В таком-то именно настроении он в одно утро вышел из дома очень рано и отправился гулять в Нижний Сад. А в тот год государь Николай Павлович пил минеральные воды и также вставал очень рано и делал проходку прямо из Александрии по главной аллее Нижнего Сада.
Случилось так, что император и больной Николай Фермор встретились.
Увидев государя, Николай Фермор стал, как следовало, и приложил руку к фуражке.
Государь взглянул на него и было прошел уже мимо, но потом, вероятно затрудняясь вспомнить, что это за инженерный офицер и зачем он здесь, оборотился назад и поманул Фермора к себе.
Фермор подошел.
Кто ты такой? – спросил государь.
Фермор назвал свое имя.
– Зачем ты здесь?
Фермор отвечал, что он был на службе в Варшаве, но имел несчастие там заболеть и, по приказанию его высочества, привезен своим братом Павлом в Петербург, а теперь находится для пользования свежим воздухом у брата в лагере.
Государь меж тем всматривался в его лицо и потом спросил:
– Ты был в инженерном училище, когда я был еще великим князем?
– Нет, ваше величество, – это был мой брат.
– Чем же ты нынче болен?
Николай Фермор смешался, и лицо его мгновенно приняло страдальческое выражение.

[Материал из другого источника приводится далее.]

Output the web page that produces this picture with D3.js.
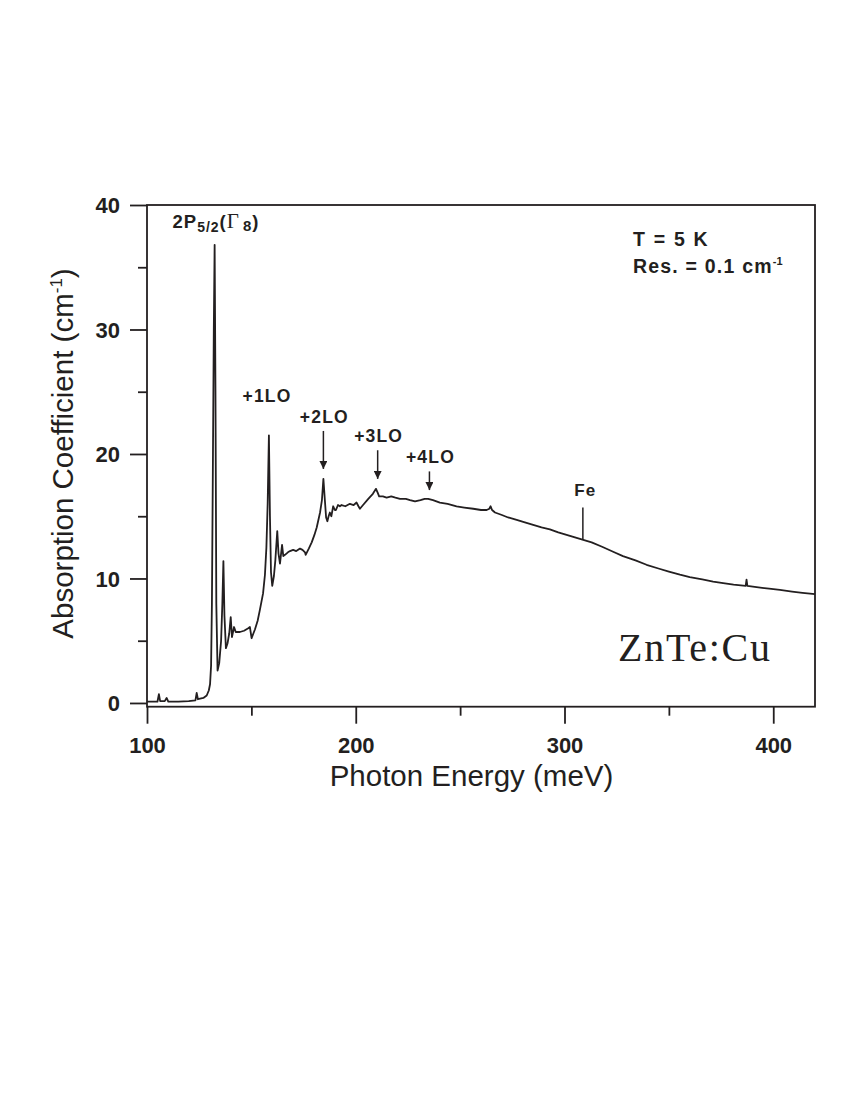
<!DOCTYPE html>
<html>
<head>
<meta charset="utf-8">
<script src="https://cdn.jsdelivr.net/npm/d3@7/dist/d3.min.js"></script>
<style>
  html, body { margin: 0; padding: 0; background: #fff; }
  svg { display: block; }
</style>
</head>
<body>
<svg id="chart" width="850" height="1100"></svg>
<script>
// ---- Data ----
const energy = [
  100.0,103,105.0,105.7,106.3,108.5,109.4,110.2,115,120,123.2,123.8,124.4,127,128.6,129.6,130.2,130.7,131.1,131.6,
  132.0,132.4,132.8,133.2,133.8,134.6,135.5,136.1,136.6,137.1,137.8,138.6,139.4,140.1,140.7,141.7,142.5,144.5,146.5,148.5,
  149.3,150.1,151.0,151.7,153,154.1,155.6,156.5,157.2,157.8,158.4,158.9,159.4,160.0,160.8,161.5,162.4,163.0,163.7,164.7,
  165.3,166.1,167.5,168.5,170,171.5,173.3,174.5,175.7,176.0,177.5,178.9,180.2,181.3,182.9,183.8,184.5,185.2,185.8,186.4,
  187.0,187.6,188.3,189.2,190.0,190.5,191.5,192.4,193.2,195,197.2,199,200.4,201.3,202.0,203.5,206.0,208.2,209.7,210.5,
  211.2,213,214.8,217,219,221.2,224,226,228.4,231,233,234.7,237,240.3,244,248.3,252,256.3,260,262.7,
  264.0,264.6,265.3,266.7,270,273,277.1,281,285,289,293,297,301,305,309,313,318,323.3,328,334,
  339.3,345,350,355.3,360,366,371.2,376,381,386.8,387.2,387.6,392,398,403.2,409,414,420
];
const absorption = [
  0.1,0.1,0.1,0.7,0.15,0.15,0.4,0.1,0.1,0.15,0.2,0.8,0.3,0.4,0.6,1.0,1.5,3,8,20,
  30,36.8,25,8,2.6,3.2,5,8,11.4,7,4.4,4.8,5.6,6.9,5.3,6.1,5.7,5.7,5.8,6.0,
  6.1,5.2,5.6,5.9,6.6,7.5,8.8,10.3,12.5,16,21.5,15,10.5,9.4,10.2,11.5,13.8,12,11.2,12.7,
  11.8,11.9,12.1,12.2,12.3,12.2,12.4,12.3,12.1,11.9,12.4,12.9,13.5,14.1,15.3,16.3,18.0,16.3,14.9,14.6,
  15.0,15.3,15.0,15.8,15.5,15.5,15.9,15.8,15.9,15.8,16.0,15.9,16.1,15.8,15.6,15.9,16.4,16.8,17.2,16.9,
  16.6,16.6,16.5,16.6,16.5,16.4,16.4,16.3,16.2,16.3,16.4,16.4,16.3,16.1,16.0,15.8,15.7,15.6,15.5,15.5,
  15.6,15.8,15.5,15.3,15.1,14.9,14.7,14.5,14.3,14.1,13.95,13.7,13.5,13.3,13.1,12.9,12.55,12.15,11.8,11.45,
  11.1,10.8,10.55,10.3,10.1,9.92,9.75,9.62,9.5,9.4,9.9,9.4,9.3,9.18,9.08,8.95,8.85,8.74
];
const xMajorTicks = [100, 200, 300, 400];
const xMinorTicks = [150, 250, 350];
const yMajorTicks = [0, 10, 20, 30, 40];
const yMinorTicks = [5, 15, 25, 35];
// annotations: label, energy of arrow, arrow top value, arrow tip value
const loLabels = ["+2LO", "+3LO", "+4LO"];
const loEnergy = [184.5, 210.5, 235.3];
const loTop = [21.85, 20.3, 18.6];
const loTip = [18.8, 18.0, 17.1];
const feEnergy = 308.8;
const feRange = [13.1, 15.7];

// ---- Layout ----
const svg = d3.select("#chart");
const mLeft = 147, mRight = 815, mTop = 205, mBottom = 706.7;
const x = d3.scaleLinear().domain([100, 420]).range([mLeft, mRight]);
const y = d3.scaleLinear().domain([-0.3, 40]).range([mBottom, mTop]);
const ink = "#231f20";
const sans = "'Liberation Sans', Arial, sans-serif";
const serif = "'Liberation Serif', 'Times New Roman', serif";

// frame
svg.append("rect").attr("x", mLeft).attr("y", mTop).attr("width", mRight - mLeft).attr("height", mBottom - mTop)
  .attr("fill", "none").attr("stroke", ink).attr("stroke-width", 1.8);

// x axis major
const gx = svg.append("g").attr("transform", `translate(0,${mBottom})`)
  .call(d3.axisBottom(x).tickValues(xMajorTicks).tickSize(17).tickPadding(6).tickFormat(d3.format("d")));
const gx2 = svg.append("g").attr("transform", `translate(0,${mBottom})`)
  .call(d3.axisBottom(x).tickValues(xMinorTicks).tickSize(9).tickFormat(""));
// y axis
const gy = svg.append("g").attr("transform", `translate(${mLeft},0)`)
  .call(d3.axisLeft(y).tickValues(yMajorTicks).tickSize(17).tickPadding(8).tickFormat(d3.format("d")));
const gy2 = svg.append("g").attr("transform", `translate(${mLeft},0)`)
  .call(d3.axisLeft(y).tickValues(yMinorTicks).tickSize(9).tickFormat(""));
[gx, gx2, gy, gy2].forEach(g => {
  g.select(".domain").remove();
  g.selectAll("line").attr("stroke", ink).attr("stroke-width", 1.8);
  g.selectAll("text").attr("fill", ink).attr("font-family", sans).attr("font-weight", "bold").attr("font-size", 22);
});
gx.selectAll("text").attr("dy", "0.71em").attr("y", 30.8);
gy.selectAll("text").attr("x", -27).attr("dy", "0.36em");

// axis titles
svg.append("text").attr("x", 471.5).attr("y", 786)
  .attr("text-anchor", "middle").attr("font-family", sans).attr("font-size", 29.5).attr("fill", ink)
  .text("Photon Energy (meV)");
const yt = svg.append("text").attr("transform", "translate(73,453.5) rotate(-90)")
  .attr("text-anchor", "middle").attr("font-family", sans).attr("font-size", 29.5).attr("fill", ink);
yt.append("tspan").text("Absorption Coefficient (cm");
yt.append("tspan").attr("font-size", 17).attr("dy", -11).text("-1");
yt.append("tspan").attr("dy", 11).text(")");

// curve
const pts = energy.map((e, i) => [e, absorption[i]]);
svg.append("path").datum(pts)
  .attr("fill", "none").attr("stroke", ink).attr("stroke-width", 1.8).attr("stroke-linejoin", "round")
  .attr("d", d3.line().x(d => x(d[0])).y(d => y(d[1])));

// arrowhead marker
svg.append("defs").append("marker").attr("id", "arr").attr("viewBox", "0 0 10 10")
  .attr("refX", 10).attr("refY", 5).attr("markerWidth", 8).attr("markerHeight", 8)
  .attr("markerUnits", "userSpaceOnUse").attr("orient", "auto")
  .append("path").attr("d", "M0,0 L10,5 L0,10 Z").attr("fill", ink);

// 2P label
const tp = svg.append("text").attr("x", 172.5).attr("y", 228.3).attr("font-family", sans)
  .attr("font-weight", "bold").attr("font-size", 18.5).attr("letter-spacing", 1).attr("fill", ink);
tp.append("tspan").text("2P");
tp.append("tspan").attr("font-size", 14).attr("dy", 4).text("5/2");
tp.append("tspan").attr("dy", -4).text("(");
tp.append("tspan").attr("font-family", serif).attr("font-weight", "normal").attr("font-size", 21).text("Γ");
tp.append("tspan").attr("font-size", 15).attr("dy", 3).attr("dx", 3).text("8");
tp.append("tspan").attr("dy", -3).text(")");

// +1LO
const annot = (sel) => sel.attr("font-family", sans).attr("font-weight", "bold").attr("font-size", 17.5)
  .attr("letter-spacing", 1.2).attr("fill", ink).attr("text-anchor", "middle");
svg.append("text").attr("x", 267).attr("y", 401.5).call(annot).text("+1LO");

// LO arrows
loLabels.forEach((lab, i) => {
  const xe = x(loEnergy[i]);
  svg.append("text").attr("x", xe + 1).attr("y", y(loTop[i]) - 8).call(annot).text(lab);
  svg.append("line").attr("x1", xe).attr("x2", xe).attr("y1", y(loTop[i])).attr("y2", y(loTip[i]))
    .attr("stroke", ink).attr("stroke-width", 1.5).attr("marker-end", "url(#arr)");
});

// Fe
svg.append("line").attr("x1", x(feEnergy)).attr("x2", x(feEnergy)).attr("y1", y(feRange[0])).attr("y2", y(feRange[1]))
  .attr("stroke", ink).attr("stroke-width", 1.5);
svg.append("text").attr("x", x(feEnergy) + 2.5).attr("y", 495.5).call(annot).attr("font-size", 17).text("Fe");

// conditions
svg.append("text").attr("x", 633).attr("y", 245.5).attr("font-family", sans).attr("font-weight", "bold")
  .attr("font-size", 19.5).attr("letter-spacing", 1.7).attr("fill", ink).text("T = 5 K");
const rs = svg.append("text").attr("x", 633).attr("y", 272.5).attr("font-family", sans).attr("font-weight", "bold")
  .attr("font-size", 19.5).attr("letter-spacing", 1.2).attr("fill", ink);
rs.append("tspan").text("Res. = 0.1 cm");
rs.append("tspan").attr("font-size", 11).attr("dy", -8).attr("letter-spacing", 0).text("-1");

// sample name
svg.append("text").attr("x", 618).attr("y", 660.5).attr("font-family", serif)
  .attr("font-size", 40).attr("fill", ink).attr("textLength", 152).attr("lengthAdjust", "spacing").text("ZnTe:Cu");
</script>
</body>
</html>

Государь это заметил и ободрил его.
– Говори правду! Что бы то ни было, мне надо отвечать правду!
– Ваше величество, – отвечал Фермор, – я никогда не лгу ни перед кем и вам доложу сущую правду: болезнь моя заключается в том, что я потерял доверие к людям.
– Что такое? – переспросил, возвыся голос и откидывая голову, государь.
Фермор спокойно повторил то же самое, то есть, что он потерял доверие к людям, и затем добавил, что от этого жизнь ему сделалась несносна.
– Мне не верят, ваше императорское величество, но я ужасно страдаю.
– Я тебе верю. Я знаю, это у тебя от Варшавы; но это ничего не значит – ты вздохнешь здесь русским духом и поправишься.
– Никак нет, ваше величество.
– Отчего нет?
– Нельзя служить честно.
Лицо Фермора приняло жалкое, угнетенное выражение.
Государь был, видимо, тронут разлитым во всем его существе страданием и, нимало не сердясь, коснулся его плеча и сказал:
– Успокойся – я тебе дам такую службу, где ты будешь в состоянии никого не бояться и служить честно.
– Кто же меня защитит?
– Я тебя защищу.
Фермор побледнел и не отвечал, но левую щеку его судорожно задергало.
– Или ты и мне не веришь?
– Я вам верю, ваше величество, но вы не можете сделать то, что изволите так великодушно обещать.
– Почему?
Возбуждение и расстройство Фермора в эту минуту достигло такой высокой степени, что судорога перехватила ему горло и из глаз его полились слезы. Он весь дрожал и нервным голосом ответил:
– Виноват, простите меня, ваше величество: я не знаю почему, но… не можете… не защитите.